54. Neste contexto, alguns defendem
ainda as teorias da «recaída favorável» que pressupõem que todo o crescimento econômico,
favorecido pelo livre mercado, consegue por si mesmo produzir maior equidade e
inclusão social no mundo. Esta opinião, que nunca foi confirmada pelos fatos,
exprime uma confiança vaga e ingênua na bondade daqueles que detêm o poder econômico
e nos mecanismos sacralizados do sistema econômico reinante. Entretanto, os
excluídos continuam a esperar. Para se poder apoiar um estilo de vida que
exclui os outros ou mesmo entusiasmar-se com este ideal egoísta,
desenvolveu--se uma globalização da indiferença.
- Quase sem nos dar conta,
tornamo-nos incapazes de nos compadecer ao ouvir os clamores alheios, já não
choramos à vista do drama dos outros, nem nos interessamos por cuidar deles,
como se tudo fosse uma responsabilidade de outrem, que não nos incumbe. A
cultura do bem-estar anestesia-nos, a ponto de perdermos a serenidade se o
mercado oferece algo que ainda não compramos, enquanto todas estas vidas
ceifadas por falta de possibilidades nos parecem um mero espetáculo que não nos
incomoda de forma alguma.
Não à nova idolatria do dinheiro
55. Uma das causas desta situação está
na relação estabelecida com o dinheiro, porque aceitamos pacificamente o seu
domínio sobre nós e as nossas sociedades. A crise financeira que atravessamos
faz-nos esquecer que, na sua origem, há uma crise antropológica profunda: a
negação da primazia do ser humano.
- Criamos novos ídolos. A
adoração do antigo bezerro de ouro (cf. Ex 32, 1-35) encontrou uma nova
e cruel versão no fetichismo do dinheiro e na ditadura duma economia sem rosto
e sem um objetivo verdadeiramente humano. A crise mundial, que investe as
finanças e a economia, põe a descoberto os seus próprios desequilíbrios e
sobretudo a grave carência duma orientação antropológica que reduz o ser humano
apenas a uma das suas necessidades: o consumo.

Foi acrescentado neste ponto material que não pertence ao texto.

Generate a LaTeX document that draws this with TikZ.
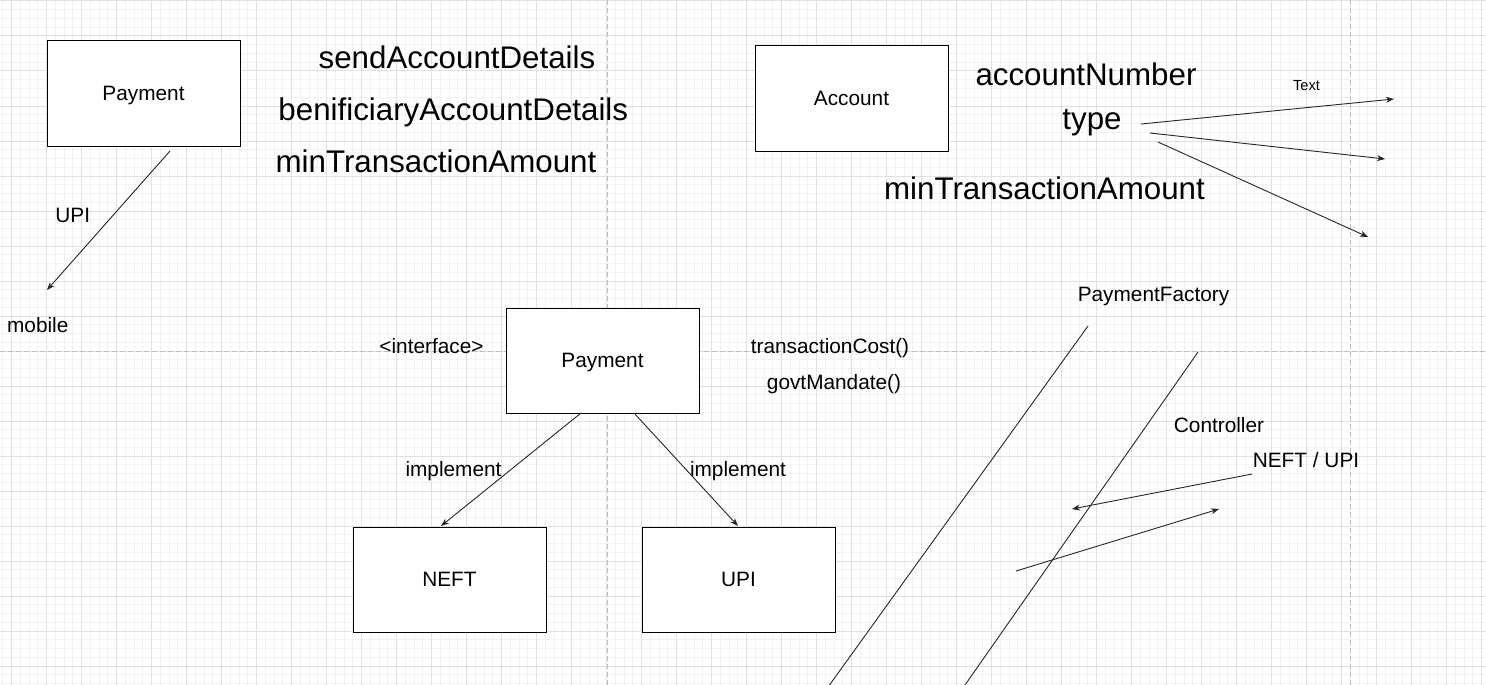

56. Enquanto os lucros de poucos
crescem exponencialmente, os da maioria situam-se cada vez mais longe do bem estar
daquela minoria feliz. - Tal desequilíbrio provém de ideologias que defendem a
autonomia absoluta dos mercados e a especulação financeira. Por isso, negam o direito
de controle dos Estados, encarregados de velar pela tutela do bem comum. - Instaura-se
uma nova tirania invisível, às vezes virtual, que impõe, de forma unilateral e
implacável, as suas leis e as suas regras. Além disso, a dívida e os
respectivos juros afastam os países das possibilidades viáveis da sua economia,
e os cidadãos do seu real poder de compra. A tudo isto vem juntar-se uma
corrupção ramificada e uma evasão fiscal egoísta, que assumiram dimensões
mundiais. A ambição do poder e do ter não conhece limites. Neste sistema que
tende a fagocitar tudo para aumentar os benefícios, qualquer realidade que seja
frágil, como o meio ambiente, fica indefesa face aos interesses do mercado
divinizado, transformados em regra absoluta.